NEW YORK - Since AOL's recent second-quarter earnings conference call, during which management lowered its full-year outlook, investors seem to have lost patience with the turnaround strategy of CEO Tim Armstrong.
The stock recently hit its lowest point since the separation from Time Warner, and Wall Street observers say that chatter over the past couple of weeks has been that the online company could sell itself or at least parts.
AOL officials confirm that the company regularly holds strategy talks with investment banks that it has on retainer, but it says no deal is on the table or being discussed. On Wednesday, the New York Post reported that in its talks with its bankers, AOL has explored the topic of going private in a potential deal with a private equity firm. (link) An AOL spokeswoman declined comment, saying the company doesn't comment on rumor and speculation.
Wall Street observers said going private would allow AOL to focus on its turnaround efforts without scrutiny from the stock market, potentially allowing it to be bolder.
Barclays Capital analyst Ronald Josey on Wednesday outlined a different scenario though in a report entitled "Will AOL Go Private? Downside Limited." Reiterating his "equal weight" rating and $15 price target on the stock, he said: "We believe AOL could be exploring the potential to sell [its Internet] access [business] and in so doing is working through other options, including a take-private scenario. But given recent open-market buying [of stock] by AOL's board of directors, we believe a full private transaction is not imminent."

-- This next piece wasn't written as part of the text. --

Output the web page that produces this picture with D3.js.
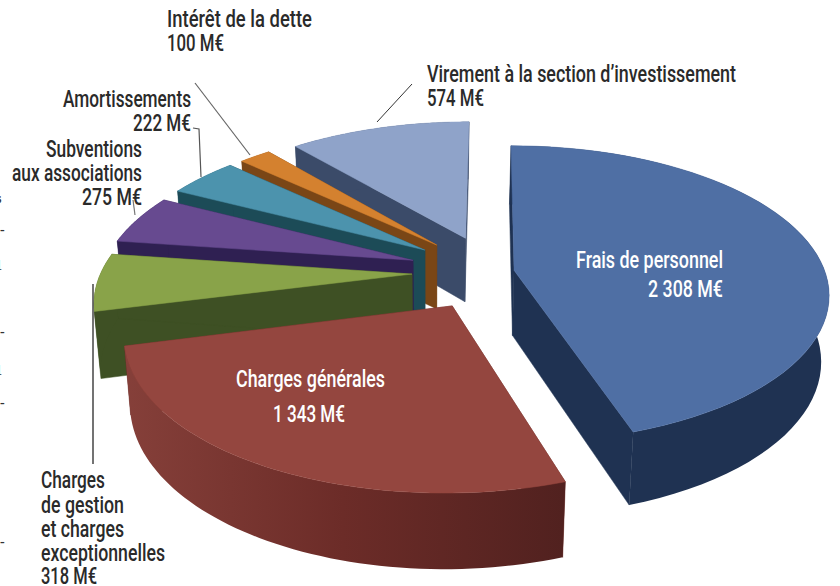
<!DOCTYPE html>
<html>
<head>
<meta charset="utf-8">
<script src="https://cdn.jsdelivr.net/npm/d3@7"></script>
<style>
  html, body { margin: 0; padding: 0; background: #fff; }
  svg { display: block; }
  text { font-family: "Roboto", sans-serif; font-size: 23px; font-weight: 500; }
</style>
</head>
<body>
<svg></svg>
<script>
var width = 840;
var height = 586;

// budget items, in chart order (clockwise from 12 o'clock)
var categories = ["Frais de personnel", "Charges générales", "Charges de gestion et charges exceptionnelles",
                  "Subventions aux associations", "Amortissements", "Intérêt de la dette",
                  "Virement à la section d'investissement"];
var values = [2308, 1343, 318, 275, 222, 100, 574];

var topColors  = ["#4f6fa4", "#94463f", "#89a349", "#674a90", "#4c93ad", "#d4812f", "#8fa3c9"];
var wallColors = ["#1f3252", "#6a2b27", "#3e5024", "#2f2052", "#1c4b57", "#7a4616", "#3b4b69"];
// how far each slice is pulled out, as a share of the radius
var explode = [0.072, 0.257, 0.257, 0.27, 0.27, 0.265, 0.257];
// back to front
var drawOrder = [6, 5, 4, 3, 2, 0, 1];

// perspective of the tilted pie
var center = {x: 492, y: 272};
var rx = 311, ry = 145, persp = 0.16;

var svg = d3.select("svg")
            .attr("width", width)
            .attr("height", height);

var defs = svg.append("defs");
var redWall = defs.append("linearGradient").attr("id", "redWall")
    .attr("gradientUnits", "userSpaceOnUse")
    .attr("x1", 120).attr("x2", 565).attr("y1", 0).attr("y2", 0);
redWall.append("stop").attr("offset", 0).attr("stop-color", "#86403a");
redWall.append("stop").attr("offset", 0.5).attr("stop-color", "#6c2c28");
redWall.append("stop").attr("offset", 1).attr("stop-color", "#51211f");

function project(u, v) {
    var w = 1 - persp * v;
    return [center.x + rx * u / w, center.y + ry * v / w];
}

// bottom of the wall under a top point; verticals converge a little
function drop(p) {
    return [432 + (p[0] - 432) * 0.98, p[1] + 64 + 0.05 * (p[1] - 250)];
}

var pie = d3.pie().sort(null).startAngle(0).endAngle(2 * Math.PI);
var arcs = pie(values);
var line = d3.line();

var g = svg.append("g");

drawOrder.forEach(function(i) {
    var d = arcs[i];
    var mid = (d.startAngle + d.endAngle) / 2;
    var ox = explode[i] * Math.sin(mid);
    var oy = -explode[i] * Math.cos(mid);

    var apex = project(ox, oy);
    var steps = d3.range(0, 61).map(function(k) {
        return d.startAngle + (d.endAngle - d.startAngle) * k / 60;
    });
    var rim = steps.map(function(a) {
        return project(ox + Math.sin(a), oy - Math.cos(a));
    });
    var rimLow = rim.map(drop);
    var wallFill = i == 1 ? "url(#redWall)" : wallColors[i];

    // cut faces
    [rim[0], rim[rim.length - 1]].forEach(function(p) {
        g.append("path")
            .attr("d", line([apex, p, drop(p), drop(apex)]) + "Z")
            .attr("fill", wallColors[i])
            .attr("stroke", wallColors[i])
            .attr("stroke-width", 0.5);
    });

    // outer wall
    g.append("path")
        .attr("d", line(rim.concat(rimLow.slice().reverse())) + "Z")
        .attr("fill", wallFill);

    // top
    g.append("path")
        .attr("d", line([apex].concat(rim)) + "Z")
        .attr("fill", topColors[i])
        .attr("stroke", topColors[i])
        .attr("stroke-width", 0.5);
});

// leader lines
var leaders = [
    {pts: [[412, 84], [377, 122]], color: "#333", w: 1},
    {pts: [[195, 83], [250, 155]], color: "#666", w: 1.2},
    {pts: [[193, 128], [199, 129], [201, 177]], color: "#555", w: 1.2},
    {pts: [[133, 200], [135, 215]], color: "#777", w: 1.2},
    {pts: [[93, 284], [93, 464]], color: "#444", w: 1.5}
];
svg.selectAll("path.leader")
    .data(leaders)
    .enter().append("path")
    .attr("class", "leader")
    .attr("d", function(d) { return line(d.pts); })
    .attr("fill", "none")
    .attr("stroke", function(d) { return d.color; })
    .attr("stroke-width", function(d) { return d.w; });

// labels: text, left edge, baseline, measured width
var labels = [
    ["Intérêt de la dette", 167, 27, 145, "#2a2a2a"],
    ["100 M€", 167, 51, 57, "#2a2a2a"],
    ["Virement à la section d’investissement", 427, 82, 309, "#2a2a2a"],
    ["574 M€", 427, 106, 57, "#2a2a2a"],
    ["Amortissements", 63, 107, 128, "#2a2a2a"],
    ["222 M€", 133, 131, 58, "#2a2a2a"],
    ["Subventions", 46, 157, 96, "#2a2a2a"],
    ["aux associations", 12, 181, 130, "#2a2a2a"],
    ["275 M€", 82, 205, 60, "#2a2a2a"],
    ["Charges", 41, 488, 64, "#2a2a2a"],
    ["de gestion", 41, 513, 83, "#2a2a2a"],
    ["et charges", 41, 537, 83, "#2a2a2a"],
    ["exceptionnelles", 41, 561, 124, "#2a2a2a"],
    ["318 M€", 41, 584, 56, "#2a2a2a"],
    ["Frais de personnel", 576, 268, 147, "#fff"],
    ["2 308 M€", 648, 297, 75, "#fff"],
    ["Charges générales", 236, 387, 149, "#fff"],
    ["1 343 M€", 273, 422, 72, "#fff"]
];
svg.selectAll("text.label")
    .data(labels)
    .enter().append("text")
    .attr("class", "label")
    .attr("x", function(d) { return d[1]; })
    .attr("y", function(d) { return d[2]; })
    .attr("textLength", function(d) { return d[3]; })
    .attr("lengthAdjust", "spacingAndGlyphs")
    .attr("fill", function(d) { return d[4]; })
    .text(function(d) { return d[0]; });

// cut-off bits of the neighbouring column at the left edge
var strays = [["s", -4, 203], ["-", 0, 234], ["1", -5, 270], ["-", 0, 336], ["1", -5, 375], ["-", 0, 407], ["-", 0, 546]];
svg.selectAll("text.stray")
    .data(strays)
    .enter().append("text")
    .attr("class", "stray")
    .attr("x", function(d) { return d[1]; })
    .attr("y", function(d) { return d[2]; })
    .attr("fill", "#333")
    .style("font-family", "'Liberation Serif', serif")
    .style("font-size", "14px")
    .style("font-weight", "700")
    .text(function(d) { return d[0]; });
</script>
</body>
</html>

Analysts have in the past suggested a sale of the access portion of AOL could make sense. " If AOL were to sell its access business, we could envision an approach similar to that of the sale of its German access businesses in 2007 whereby AOL divested its subscriber billing relationships, but retained the right to continue delivering content," said Josey.
AOL's 3.4 million access subscribers as of mid-year could be worth $850 million, "which could be viewed as conservative" when compared to the market value of such competitors as Earthlink and United Online, he wrote.
While investors are "essentially getting a free call option on AOL's content assets," the analyst maintained his rating on AOL, which is similar to a "neutral," citing increased competition and the hope for revenue benefits from new investments.
As of 3pm ET, AOL's stock was up 2.6 percent at $15.71, giving the company a market value of $1.68 billion.